### MATERIAL
★ ★ ★ ★

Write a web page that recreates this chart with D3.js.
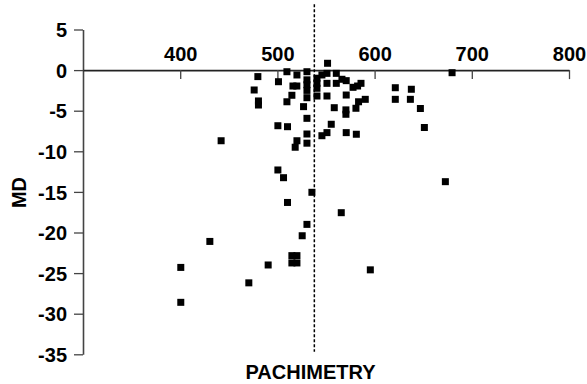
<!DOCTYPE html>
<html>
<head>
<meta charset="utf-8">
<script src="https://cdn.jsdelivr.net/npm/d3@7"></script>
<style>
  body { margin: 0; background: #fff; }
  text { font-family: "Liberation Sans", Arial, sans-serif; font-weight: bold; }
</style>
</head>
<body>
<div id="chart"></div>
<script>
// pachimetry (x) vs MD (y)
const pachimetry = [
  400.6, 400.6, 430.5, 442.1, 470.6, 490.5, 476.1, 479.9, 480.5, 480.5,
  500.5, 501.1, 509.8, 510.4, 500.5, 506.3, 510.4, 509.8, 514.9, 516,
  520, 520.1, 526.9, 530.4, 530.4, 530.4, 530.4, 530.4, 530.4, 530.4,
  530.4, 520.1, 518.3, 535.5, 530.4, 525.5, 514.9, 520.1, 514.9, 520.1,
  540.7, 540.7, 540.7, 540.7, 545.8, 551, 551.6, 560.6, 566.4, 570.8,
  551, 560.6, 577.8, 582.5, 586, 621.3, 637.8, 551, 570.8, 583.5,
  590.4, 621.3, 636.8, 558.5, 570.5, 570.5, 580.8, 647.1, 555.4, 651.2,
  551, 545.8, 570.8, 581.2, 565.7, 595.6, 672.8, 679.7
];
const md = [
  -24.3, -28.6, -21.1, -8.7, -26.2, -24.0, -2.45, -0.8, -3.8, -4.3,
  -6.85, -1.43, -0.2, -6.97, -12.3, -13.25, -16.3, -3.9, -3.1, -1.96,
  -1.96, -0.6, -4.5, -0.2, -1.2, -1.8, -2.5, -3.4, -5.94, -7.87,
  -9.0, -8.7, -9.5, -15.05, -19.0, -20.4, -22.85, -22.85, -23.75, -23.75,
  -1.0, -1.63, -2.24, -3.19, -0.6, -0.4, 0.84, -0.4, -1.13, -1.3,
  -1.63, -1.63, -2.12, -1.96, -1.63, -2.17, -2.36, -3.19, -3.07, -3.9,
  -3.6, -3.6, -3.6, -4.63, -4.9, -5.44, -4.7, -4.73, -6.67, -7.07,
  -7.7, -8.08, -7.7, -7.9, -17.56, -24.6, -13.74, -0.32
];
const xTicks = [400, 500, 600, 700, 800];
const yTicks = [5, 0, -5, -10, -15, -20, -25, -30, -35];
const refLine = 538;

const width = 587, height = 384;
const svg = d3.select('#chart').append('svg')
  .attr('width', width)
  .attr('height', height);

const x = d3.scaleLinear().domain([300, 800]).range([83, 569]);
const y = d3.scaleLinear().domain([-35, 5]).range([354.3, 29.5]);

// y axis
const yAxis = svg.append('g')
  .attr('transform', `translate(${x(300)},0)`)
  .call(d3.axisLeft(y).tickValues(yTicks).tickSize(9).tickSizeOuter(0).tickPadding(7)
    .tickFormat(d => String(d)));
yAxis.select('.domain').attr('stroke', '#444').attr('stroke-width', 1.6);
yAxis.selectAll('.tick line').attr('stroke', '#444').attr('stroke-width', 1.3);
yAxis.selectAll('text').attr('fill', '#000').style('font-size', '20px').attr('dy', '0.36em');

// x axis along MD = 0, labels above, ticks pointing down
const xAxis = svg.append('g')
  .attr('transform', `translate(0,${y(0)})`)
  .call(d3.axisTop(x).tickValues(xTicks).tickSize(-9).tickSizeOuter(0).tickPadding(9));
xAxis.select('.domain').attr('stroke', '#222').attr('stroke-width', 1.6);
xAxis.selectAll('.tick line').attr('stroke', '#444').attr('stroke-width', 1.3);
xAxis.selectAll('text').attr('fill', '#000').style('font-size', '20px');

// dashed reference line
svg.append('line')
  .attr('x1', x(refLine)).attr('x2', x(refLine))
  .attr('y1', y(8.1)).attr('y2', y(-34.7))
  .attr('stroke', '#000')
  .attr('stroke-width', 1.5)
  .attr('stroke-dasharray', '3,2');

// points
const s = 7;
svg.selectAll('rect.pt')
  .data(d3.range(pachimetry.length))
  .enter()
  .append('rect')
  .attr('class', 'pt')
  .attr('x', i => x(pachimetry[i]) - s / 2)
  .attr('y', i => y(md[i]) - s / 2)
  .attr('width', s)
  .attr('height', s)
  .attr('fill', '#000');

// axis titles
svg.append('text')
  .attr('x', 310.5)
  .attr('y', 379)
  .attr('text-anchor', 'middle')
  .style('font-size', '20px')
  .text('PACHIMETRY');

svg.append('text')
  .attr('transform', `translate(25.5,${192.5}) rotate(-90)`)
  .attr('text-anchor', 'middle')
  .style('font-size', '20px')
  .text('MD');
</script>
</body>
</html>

★ ★ ★ ★

### TASK BRIEF
Write the lines above out again exactly, without any of their pictures.

### EXERCISE OUTPUT
Write a web page that recreates this chart with D3.js.
<!DOCTYPE html>
<html>
<head>
<meta charset="utf-8">
<script src="https://cdn.jsdelivr.net/npm/d3@7"></script>
<style>
  body { margin: 0; background: #fff; }
  text { font-family: "Liberation Sans", Arial, sans-serif; font-weight: bold; }
</style>
</head>
<body>
<div id="chart"></div>
<script>
// pachimetry (x) vs MD (y)
const pachimetry = [
  400.6, 400.6, 430.5, 442.1, 470.6, 490.5, 476.1, 479.9, 480.5, 480.5,
  500.5, 501.1, 509.8, 510.4, 500.5, 506.3, 510.4, 509.8, 514.9, 516,
  520, 520.1, 526.9, 530.4, 530.4, 530.4, 530.4, 530.4, 530.4, 530.4,
  530.4, 520.1, 518.3, 535.5, 530.4, 525.5, 514.9, 520.1, 514.9, 520.1,
  540.7, 540.7, 540.7, 540.7, 545.8, 551, 551.6, 560.6, 566.4, 570.8,
  551, 560.6, 577.8, 582.5, 586, 621.3, 637.8, 551, 570.8, 583.5,
  590.4, 621.3, 636.8, 558.5, 570.5, 570.5, 580.8, 647.1, 555.4, 651.2,
  551, 545.8, 570.8, 581.2, 565.7, 595.6, 672.8, 679.7
];
const md = [
  -24.3, -28.6, -21.1, -8.7, -26.2, -24.0, -2.45, -0.8, -3.8, -4.3,
  -6.85, -1.43, -0.2, -6.97, -12.3, -13.25, -16.3, -3.9, -3.1, -1.96,
  -1.96, -0.6, -4.5, -0.2, -1.2, -1.8, -2.5, -3.4, -5.94, -7.87,
  -9.0, -8.7, -9.5, -15.05, -19.0, -20.4, -22.85, -22.85, -23.75, -23.75,
  -1.0, -1.63, -2.24, -3.19, -0.6, -0.4, 0.84, -0.4, -1.13, -1.3,
  -1.63, -1.63, -2.12, -1.96, -1.63, -2.17, -2.36, -3.19, -3.07, -3.9,
  -3.6, -3.6, -3.6, -4.63, -4.9, -5.44, -4.7, -4.73, -6.67, -7.07,
  -7.7, -8.08, -7.7, -7.9, -17.56, -24.6, -13.74, -0.32
];
const xTicks = [400, 500, 600, 700, 800];
const yTicks = [5, 0, -5, -10, -15, -20, -25, -30, -35];
const refLine = 538;

const width = 587, height = 384;
const svg = d3.select('#chart').append('svg')
  .attr('width', width)
  .attr('height', height);

const x = d3.scaleLinear().domain([300, 800]).range([83, 569]);
const y = d3.scaleLinear().domain([-35, 5]).range([354.3, 29.5]);

// y axis
const yAxis = svg.append('g')
  .attr('transform', `translate(${x(300)},0)`)
  .call(d3.axisLeft(y).tickValues(yTicks).tickSize(9).tickSizeOuter(0).tickPadding(7)
    .tickFormat(d => String(d)));
yAxis.select('.domain').attr('stroke', '#444').attr('stroke-width', 1.6);
yAxis.selectAll('.tick line').attr('stroke', '#444').attr('stroke-width', 1.3);
yAxis.selectAll('text').attr('fill', '#000').style('font-size', '20px').attr('dy', '0.36em');

// x axis along MD = 0, labels above, ticks pointing down
const xAxis = svg.append('g')
  .attr('transform', `translate(0,${y(0)})`)
  .call(d3.axisTop(x).tickValues(xTicks).tickSize(-9).tickSizeOuter(0).tickPadding(9));
xAxis.select('.domain').attr('stroke', '#222').attr('stroke-width', 1.6);
xAxis.selectAll('.tick line').attr('stroke', '#444').attr('stroke-width', 1.3);
xAxis.selectAll('text').attr('fill', '#000').style('font-size', '20px');

// dashed reference line
svg.append('line')
  .attr('x1', x(refLine)).attr('x2', x(refLine))
  .attr('y1', y(8.1)).attr('y2', y(-34.7))
  .attr('stroke', '#000')
  .attr('stroke-width', 1.5)
  .attr('stroke-dasharray', '3,2');

// points
const s = 7;
svg.selectAll('rect.pt')
  .data(d3.range(pachimetry.length))
  .enter()
  .append('rect')
  .attr('class', 'pt')
  .attr('x', i => x(pachimetry[i]) - s / 2)
  .attr('y', i => y(md[i]) - s / 2)
  .attr('width', s)
  .attr('height', s)
  .attr('fill', '#000');

// axis titles
svg.append('text')
  .attr('x', 310.5)
  .attr('y', 379)
  .attr('text-anchor', 'middle')
  .style('font-size', '20px')
  .text('PACHIMETRY');

svg.append('text')
  .attr('transform', `translate(25.5,${192.5}) rotate(-90)`)
  .attr('text-anchor', 'middle')
  .style('font-size', '20px')
  .text('MD');
</script>
</body>
</html>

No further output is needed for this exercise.